--- Start MATERIAL ---

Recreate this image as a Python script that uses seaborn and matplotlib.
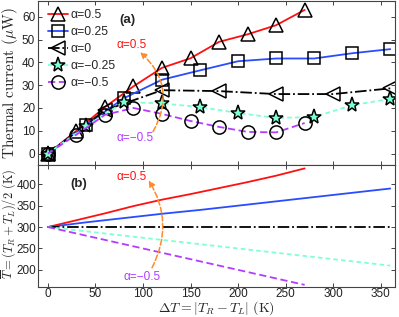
import numpy as np
import pandas as pd
import matplotlib
matplotlib.use("Agg")
import matplotlib.pyplot as plt
import seaborn as sns

# thermal current (uW) vs dT, one array per alpha
dt_30 = [0, 30, 60, 90, 120, 150, 180, 210, 240, 270]
dt_40 = [0, 40, 80, 120, 160, 200, 240, 280, 320, 360]
dt_60 = [0, 60, 120, 180, 240, 300, 360]

j_a050 = [0, 10, 20.4, 29.5, 37.6, 41.8, 49, 52.3, 56.3, 63]
j_a025 = [0, 12.6, 24.3, 32.4, 36.5, 40.5, 41.7, 41.7, 44, 45.8]
j_a000 = [0, 19, 27.8, 27.4, 26.1, 26.1, 28.6]
j_m025 = [0, 12, 22.6, 22, 20.4, 17.8, 15.6, 16.1, 21.2, 24]
j_m050 = [0, 8.3, 17, 20, 17.4, 14.3, 11.7, 9.5, 9.3, 13.4]

# mean temperature (K) vs dT
tb_a050 = [300, 316, 332, 349, 364, 377, 391, 405, 420, 437]
tb_a025 = [300, 311, 321, 331, 340, 350, 360, 370, 380, 390]
tb_a000 = [300, 300, 300, 300, 300, 300, 300, 300, 300, 300]
tb_m025 = [300, 290, 280, 270, 260, 250, 240, 230, 220, 210]
tb_m050 = [300, 285, 270, 255, 240, 225, 210, 195, 180, 165]

labels = ["α=0.5", "α=0.25", "α=0", "α=\u22120.25", "α=\u22120.5"]
colors = ["#ff1010", "#2a4cff", "black", "#7fffd4", "#b33cff"]
styles = ["-", "-", "-.", (0, (2.5, 1.8)), (0, (4, 2))]
marks = ["^", "s", "<", "*", "o"]
msizes = [10, 8, 10, 11, 9.5]

sns.set_style("ticks")
plt.rcParams["font.family"] = ["Liberation Sans", "DejaVu Sans"]
plt.rcParams["mathtext.fontset"] = "cm"
plt.rcParams["xtick.direction"] = "in"
plt.rcParams["ytick.direction"] = "in"
plt.rcParams["axes.edgecolor"] = "#444444"

fig = plt.figure(figsize=(3.99, 3.17), dpi=100)
ax1 = fig.add_axes([0.095, 0.4795, 0.895, 0.518])
ax2 = fig.add_axes([0.095, 0.0946, 0.895, 0.385])

top_x = [dt_30, dt_40, dt_60, dt_40, dt_30]
top_y = [j_a050, j_a025, j_a000, j_m025, j_m050]
for i in range(5):
    face = colors[i] if marks[i] == "*" else "none"
    sns.lineplot(x=top_x[i], y=top_y[i], ax=ax1, color=colors[i], linestyle=styles[i],
                 lw=1.3, marker=marks[i], markersize=msizes[i], markerfacecolor=face,
                 markeredgecolor="black", markeredgewidth=1.1, label=labels[i],
                 sort=False, estimator=None)

ax1.set_xlim(-10.5, 365)
ax1.set_ylim(-5, 67)
ax1.set_xticks(np.arange(0, 351, 50))
ax1.set_xticklabels([])
ax1.set_yticks(np.arange(0, 61, 10))
ax1.set_ylabel(r"$\mathrm{Thermal\ current}\ (\mu\mathrm{W})$", fontsize=11, labelpad=1)
ax1.legend(loc="upper left", frameon=False, fontsize=8.8, handlelength=1.7,
           handletextpad=0.2, labelspacing=0.4, borderaxespad=0.1,
           bbox_to_anchor=(0.01, 0.985))
ax1.text(0.25, 0.88, "(a)", transform=ax1.transAxes, fontsize=9.5, fontweight="bold",
         ha="center", va="center")
ax1.text(88, 47.4, "α=0.5", color="#ff1010", fontsize=8.5, ha="center", va="center")
ax1.text(92, 7, "α=\u22120.5", color="#b33cff", fontsize=8.5, ha="center", va="center")
ax1.annotate("", xy=(97, 44.5), xytext=(110.5, 9.6),
             arrowprops=dict(arrowstyle="-|>", color="#ff8a2a", lw=1.1, linestyle="--",
                             connectionstyle="arc3,rad=0.4", shrinkA=0, shrinkB=0,
                             mutation_scale=9))

bot_y = [tb_a050, tb_a025, tb_a000, tb_m025, tb_m050]
bot_x = [dt_30, dt_40, dt_40, dt_40, dt_30]
for i in range(5):
    sns.lineplot(x=bot_x[i], y=bot_y[i], ax=ax2, color=colors[i], linestyle=styles[i],
                 lw=1.3, sort=False, estimator=None)

ax2.set_xlim(-10.5, 365)
ax2.set_ylim(160, 445)
ax2.set_xticks(np.arange(0, 351, 50))
ax2.set_yticks(np.arange(200, 401, 50))
ax2.set_xlabel(r"$\Delta T=|T_R-T_L|\ \mathrm{(K)}$", fontsize=10, labelpad=-1)
ax2.set_ylabel(r"$\overline{T}=(T_R+T_L)/2\ \mathrm{(K)}$", fontsize=9, labelpad=0)
ax2.yaxis.set_label_coords(-0.055, 0.52)
ax2.text(0.115, 0.84, "(b)", transform=ax2.transAxes, fontsize=9.5, fontweight="bold",
         ha="center", va="center")
ax2.text(88, 416, "α=0.5", color="#ff1010", fontsize=8.5, ha="center", va="center")
ax2.text(99, 184, "α=\u22120.5", color="#b33cff", fontsize=8.5, ha="center", va="center")
ax2.annotate("", xy=(106, 409), xytext=(109.5, 205),
             arrowprops=dict(arrowstyle="-|>", color="#ff8a2a", lw=1.1, linestyle="--",
                             connectionstyle="arc3,rad=0.28", shrinkA=0, shrinkB=0,
                             mutation_scale=9))

for ax in (ax1, ax2):
    ax.tick_params(top=True, right=True, labelsize=8.5, length=3, width=0.6, pad=2,
                   colors="#222222")
    for s in ax.spines.values():
        s.set_linewidth(0.8)
ax2.tick_params(axis="x", pad=1)
ax2.tick_params(axis="y", pad=1.2)

fig.savefig("out.png", dpi=100)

--- End MATERIAL ---

▶ [WRITTEN INSTRUCTION]
Omit the pictures and output all of the other material exactly.

▶ [ANSWER FOR THE TASK]
Recreate this image as a Python script that uses seaborn and matplotlib.
import numpy as np
import pandas as pd
import matplotlib
matplotlib.use("Agg")
import matplotlib.pyplot as plt
import seaborn as sns

# thermal current (uW) vs dT, one array per alpha
dt_30 = [0, 30, 60, 90, 120, 150, 180, 210, 240, 270]
dt_40 = [0, 40, 80, 120, 160, 200, 240, 280, 320, 360]
dt_60 = [0, 60, 120, 180, 240, 300, 360]

j_a050 = [0, 10, 20.4, 29.5, 37.6, 41.8, 49, 52.3, 56.3, 63]
j_a025 = [0, 12.6, 24.3, 32.4, 36.5, 40.5, 41.7, 41.7, 44, 45.8]
j_a000 = [0, 19, 27.8, 27.4, 26.1, 26.1, 28.6]
j_m025 = [0, 12, 22.6, 22, 20.4, 17.8, 15.6, 16.1, 21.2, 24]
j_m050 = [0, 8.3, 17, 20, 17.4, 14.3, 11.7, 9.5, 9.3, 13.4]

# mean temperature (K) vs dT
tb_a050 = [300, 316, 332, 349, 364, 377, 391, 405, 420, 437]
tb_a025 = [300, 311, 321, 331, 340, 350, 360, 370, 380, 390]
tb_a000 = [300, 300, 300, 300, 300, 300, 300, 300, 300, 300]
tb_m025 = [300, 290, 280, 270, 260, 250, 240, 230, 220, 210]
tb_m050 = [300, 285, 270, 255, 240, 225, 210, 195, 180, 165]

labels = ["α=0.5", "α=0.25", "α=0", "α=\u22120.25", "α=\u22120.5"]
colors = ["#ff1010", "#2a4cff", "black", "#7fffd4", "#b33cff"]
styles = ["-", "-", "-.", (0, (2.5, 1.8)), (0, (4, 2))]
marks = ["^", "s", "<", "*", "o"]
msizes = [10, 8, 10, 11, 9.5]

sns.set_style("ticks")
plt.rcParams["font.family"] = ["Liberation Sans", "DejaVu Sans"]
plt.rcParams["mathtext.fontset"] = "cm"
plt.rcParams["xtick.direction"] = "in"
plt.rcParams["ytick.direction"] = "in"
plt.rcParams["axes.edgecolor"] = "#444444"

fig = plt.figure(figsize=(3.99, 3.17), dpi=100)
ax1 = fig.add_axes([0.095, 0.4795, 0.895, 0.518])
ax2 = fig.add_axes([0.095, 0.0946, 0.895, 0.385])

top_x = [dt_30, dt_40, dt_60, dt_40, dt_30]
top_y = [j_a050, j_a025, j_a000, j_m025, j_m050]
for i in range(5):
    face = colors[i] if marks[i] == "*" else "none"
    sns.lineplot(x=top_x[i], y=top_y[i], ax=ax1, color=colors[i], linestyle=styles[i],
                 lw=1.3, marker=marks[i], markersize=msizes[i], markerfacecolor=face,
                 markeredgecolor="black", markeredgewidth=1.1, label=labels[i],
                 sort=False, estimator=None)

ax1.set_xlim(-10.5, 365)
ax1.set_ylim(-5, 67)
ax1.set_xticks(np.arange(0, 351, 50))
ax1.set_xticklabels([])
ax1.set_yticks(np.arange(0, 61, 10))
ax1.set_ylabel(r"$\mathrm{Thermal\ current}\ (\mu\mathrm{W})$", fontsize=11, labelpad=1)
ax1.legend(loc="upper left", frameon=False, fontsize=8.8, handlelength=1.7,
           handletextpad=0.2, labelspacing=0.4, borderaxespad=0.1,
           bbox_to_anchor=(0.01, 0.985))
ax1.text(0.25, 0.88, "(a)", transform=ax1.transAxes, fontsize=9.5, fontweight="bold",
         ha="center", va="center")
ax1.text(88, 47.4, "α=0.5", color="#ff1010", fontsize=8.5, ha="center", va="center")
ax1.text(92, 7, "α=\u22120.5", color="#b33cff", fontsize=8.5, ha="center", va="center")
ax1.annotate("", xy=(97, 44.5), xytext=(110.5, 9.6),
             arrowprops=dict(arrowstyle="-|>", color="#ff8a2a", lw=1.1, linestyle="--",
                             connectionstyle="arc3,rad=0.4", shrinkA=0, shrinkB=0,
                             mutation_scale=9))

bot_y = [tb_a050, tb_a025, tb_a000, tb_m025, tb_m050]
bot_x = [dt_30, dt_40, dt_40, dt_40, dt_30]
for i in range(5):
    sns.lineplot(x=bot_x[i], y=bot_y[i], ax=ax2, color=colors[i], linestyle=styles[i],
                 lw=1.3, sort=False, estimator=None)

ax2.set_xlim(-10.5, 365)
ax2.set_ylim(160, 445)
ax2.set_xticks(np.arange(0, 351, 50))
ax2.set_yticks(np.arange(200, 401, 50))
ax2.set_xlabel(r"$\Delta T=|T_R-T_L|\ \mathrm{(K)}$", fontsize=10, labelpad=-1)
ax2.set_ylabel(r"$\overline{T}=(T_R+T_L)/2\ \mathrm{(K)}$", fontsize=9, labelpad=0)
ax2.yaxis.set_label_coords(-0.055, 0.52)
ax2.text(0.115, 0.84, "(b)", transform=ax2.transAxes, fontsize=9.5, fontweight="bold",
         ha="center", va="center")
ax2.text(88, 416, "α=0.5", color="#ff1010", fontsize=8.5, ha="center", va="center")
ax2.text(99, 184, "α=\u22120.5", color="#b33cff", fontsize=8.5, ha="center", va="center")
ax2.annotate("", xy=(106, 409), xytext=(109.5, 205),
             arrowprops=dict(arrowstyle="-|>", color="#ff8a2a", lw=1.1, linestyle="--",
                             connectionstyle="arc3,rad=0.28", shrinkA=0, shrinkB=0,
                             mutation_scale=9))

for ax in (ax1, ax2):
    ax.tick_params(top=True, right=True, labelsize=8.5, length=3, width=0.6, pad=2,
                   colors="#222222")
    for s in ax.spines.values():
        s.set_linewidth(0.8)
ax2.tick_params(axis="x", pad=1)
ax2.tick_params(axis="y", pad=1.2)

fig.savefig("out.png", dpi=100)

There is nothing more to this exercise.